Thursday, April 15, 2010

Mayflower Coffee Shop(pe)

I found a wonderful book at a library sale yesterday: Harold H. Hart’s Hart’s Guide to New York City (New York: Hart Publishing, 1964): “Over 2,200 personally investigated reports. Restaurants, Hotels, Nightclubs, Museums, Cocktail Lounges, Sports, Shopping, Transportation, Art Galleries, Tours, etc.”

With Hart in hand, I thought of lines from Frank O’Hara’s poem “Music” (Lunch Poems, 1964):

If I rest for a moment near The Equestrian
pausing for a liver sausage sandwich in the
    Mayflower Shoppe,
that angel seems to be leading the horse into
    Bergdorf’s
This bit of urban surrealism comes into focus (still surreal) when one knows a little of Manhattan. “The Equestrian” is Augustus Saint-Gaudens’s statue of William Tecumseh Sherman, found in Manhattan’s Grand Army Plaza (at 59th Street and Fifth Avenue). The “angel” is the allegorical gal leading Sherman on his way. Bergdorf Goodman is to be found — in the words of the company website — at “the crossroads of fashion,” Fifth Avenue and 58th Street. All that, I know. As for the Mayflower Shoppe:



Thank you, Mr. Hart.

The Mayflower stood at 777 Fifth Avenue. The Apple Store now stands at 767, next to an empty corner. More from Hart’s Guide to come.

More on the Mayflower
The Mayflower motto (“The Optimist’s Creed”)
A menu page (Alas, no food)

Also from Harold Hart’s Guide
Chock full o’Nuts
Greenwich Village and coffee house
Minetta Tavern, Monkey Bar
Record stores
Schrafft’s

comments: 12

Unknown said...

Wow, thanks! Not a New Yorker myself, but a huge O'Hara fan! Thanks for answering this question for me!

Michael Leddy said...

You’re welcome, Karl.

Trish said...

Thanks! That's the piece I was missing too!

FFP said...

May I please add my thanks to this list -- though I am many years down the road. My wife and I live in Austin, but we have made many trips to Manhattan (in the "before the plague time") and I knew that O'Hara was referencing the Sherman statue. But I had no idea where the Mayflower Shoppe was. I'll bet O'Hara would have gotten a chuckle out of knowing that the Apple Store is now in that location. Cheers.

Michael Leddy said...

Thanks for writing, FFP. The message-in-a-bottle effect is one of the things I most like about writing this kind of post. Let’s look to better days and the chance to get back to New York.

FFP said...

Just looked at your profile. My goodness, I love your taste in movies, music and books.

--- Forrest Preece

FFP said...


Many years, we come to NYC for Bloomsday (June 16). Colum McCann holds a terrific event in the Wall Street neighborhood on Pearl Street. We had the arrangements made to be there this year, but so much for that idea. I hope that by 2022 it will be safe to fly and maybe we can celebrate the genius of James Joyce once more. Cheers.

--Forrest Preece

Michael Leddy said...

Forrest, you must be a person with excellent taste yourself then. :)

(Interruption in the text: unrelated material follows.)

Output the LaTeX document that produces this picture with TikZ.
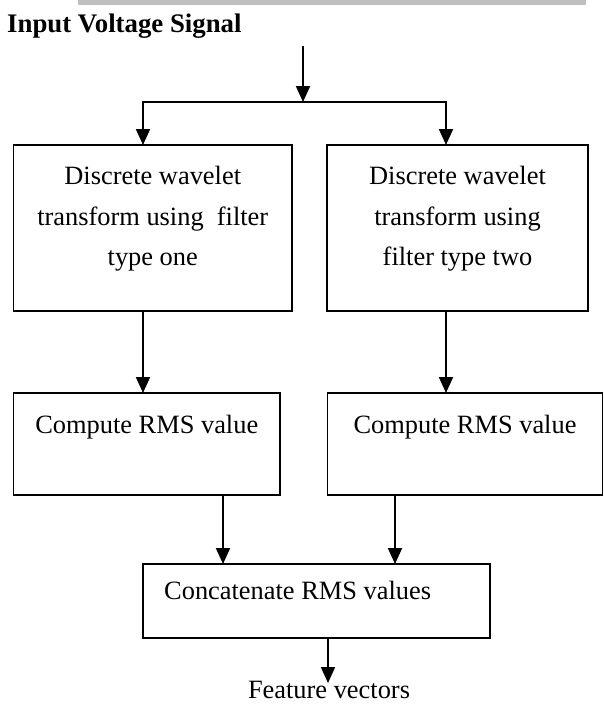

I remember the annual reading at Shakespeare & Co. Second floor and, if I’m remembering it right, no air conditioning.

FFP said...

The only Bloomsday celebration outside NYC we've attended was in Dublin in 2016, which, as you can imagine, was pretty much all over their central core. We have been to a literary event at Shakespeare & Co. -- many years ago when we were in Paris for about a week. Yeah, it was pretty primitive, but it was on a cool night.

Michael Leddy said...

I just thought to look at my Blogger profile and saw that Joyce is (or, now, was) missing. Not sure how that happened.

FFP said...

Hah-- I just figured you had gone over the character limit.

Michael Leddy said...

There used to be one with profiles, I’m pretty sure.